→ **Problem details**:
Going through the material below, please gather all lines with the word "matplotlib" in them.

→ **Source data**:
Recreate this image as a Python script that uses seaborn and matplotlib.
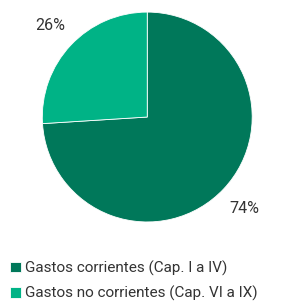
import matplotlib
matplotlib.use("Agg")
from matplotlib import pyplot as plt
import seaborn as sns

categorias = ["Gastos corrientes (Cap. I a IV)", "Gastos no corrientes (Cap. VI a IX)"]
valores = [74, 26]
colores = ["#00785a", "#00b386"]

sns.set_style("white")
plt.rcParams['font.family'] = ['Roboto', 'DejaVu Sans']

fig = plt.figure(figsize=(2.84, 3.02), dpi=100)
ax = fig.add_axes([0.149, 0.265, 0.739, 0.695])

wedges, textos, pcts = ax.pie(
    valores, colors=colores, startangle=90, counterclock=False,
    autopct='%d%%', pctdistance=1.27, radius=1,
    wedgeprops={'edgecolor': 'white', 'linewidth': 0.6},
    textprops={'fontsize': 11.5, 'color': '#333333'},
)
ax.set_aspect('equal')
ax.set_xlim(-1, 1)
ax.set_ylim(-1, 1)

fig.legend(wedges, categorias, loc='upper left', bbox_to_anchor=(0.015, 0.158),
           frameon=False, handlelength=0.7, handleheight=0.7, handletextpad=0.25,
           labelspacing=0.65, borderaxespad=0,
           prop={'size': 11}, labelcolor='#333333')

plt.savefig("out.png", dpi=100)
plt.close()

→ **Right answer**:
Recreate this image as a Python script that uses seaborn and matplotlib.
import matplotlib
matplotlib.use("Agg")
from matplotlib import pyplot as plt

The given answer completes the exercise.